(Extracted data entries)

______________________________

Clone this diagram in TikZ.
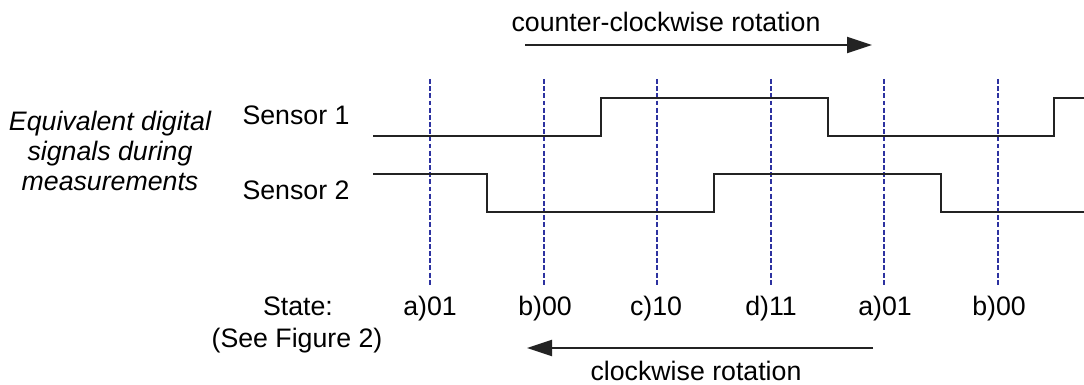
\documentclass[tikz,border=0pt]{standalone}
\usepackage{fontspec}
\setmainfont{Liberation Sans}
\usetikzlibrary{arrows.meta}

\definecolor{instantblue}{RGB}{45,50,160}
\definecolor{sigline}{RGB}{35,35,35}

\begin{document}
\begin{tikzpicture}[x=0.025cm,y=-0.025cm,
  font=\fontsize{19}{22}\selectfont,
  every node/.style={inner sep=1pt},
  signal/.style={line width=1.4pt,sigline},
  instant/.style={line width=1.2pt,instantblue,dash pattern=on 3.5pt off 1.6pt},
  rotarrow/.style={line width=1.3pt,sigline,-{Triangle[length=0.625cm,width=0.4cm]}}]

\useasboundingbox (0,0) rectangle (1084,385);

% Rotation anti-horaire
\node[anchor=base] (ccwlabel) at (666,32) {counter-clockwise rotation};
\coordinate (ccwstart) at (525,45);
\coordinate (ccwend) at (872,45);
\draw[rotarrow] (ccwstart) -- (ccwend);

% Instants de mesure
\foreach \x in {430,544,657,771,884,998}
  \draw[instant] (\x,79) -- (\x,285);

% Legende a gauche
\node[anchor=base,align=center,font=\fontsize{19}{21.5}\selectfont\itshape] (equiv) at (110,191)
{Equivalent digital\\signals during\\measurements};

\node[anchor=base] (sensA) at (296,125) {Sensor 1};
\node[anchor=base] (sensB) at (296,200) {Sensor 2};

% Capteur 1
\draw[signal] (373,136) -- (601,136) -- (601,98) -- (828,98)
  -- (828,136) -- (1054,136) -- (1054,98) -- (1084,98);

% Capteur 2
\draw[signal] (373,174) -- (487,174) -- (487,212) -- (714,212)
  -- (714,174) -- (941,174) -- (941,212) -- (1084,212);

% Etats
\node[anchor=base] (state) at (298,316) {State:};
\node[anchor=base] (seefig) at (297,348) {(See Figure 2)};
\foreach \x/\s [count=\i] in {430/a)01,545/b)00,656/c)10,771/d)11,885/a)01,999/b)00}
  \node[anchor=base] (st\i) at (\x,316) {\s};

% Rotation horaire
\coordinate (cwstart) at (873,348);
\coordinate (cwend) at (527,348);
\draw[rotarrow] (cwstart) -- (cwend);
\node[anchor=base] (cwlabel) at (696,381) {clockwise rotation};

\end{tikzpicture}
\end{document}
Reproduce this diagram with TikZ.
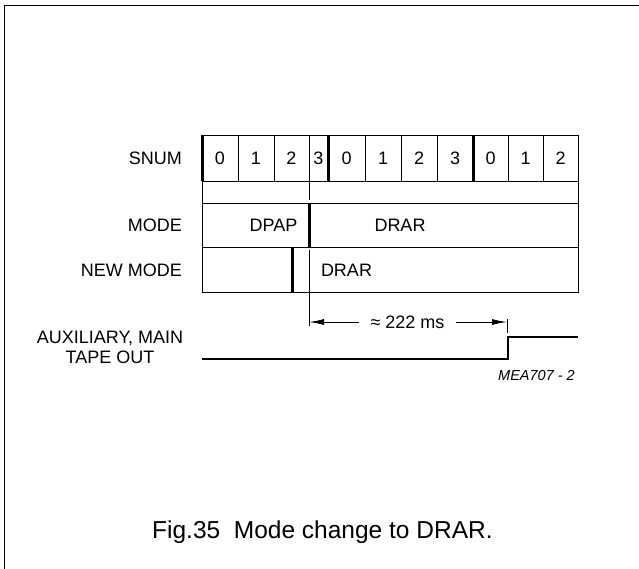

______________________________

Report each line in the preceding entries that holds the string "diagram".

Clone this diagram in TikZ.
Reproduce this diagram with TikZ.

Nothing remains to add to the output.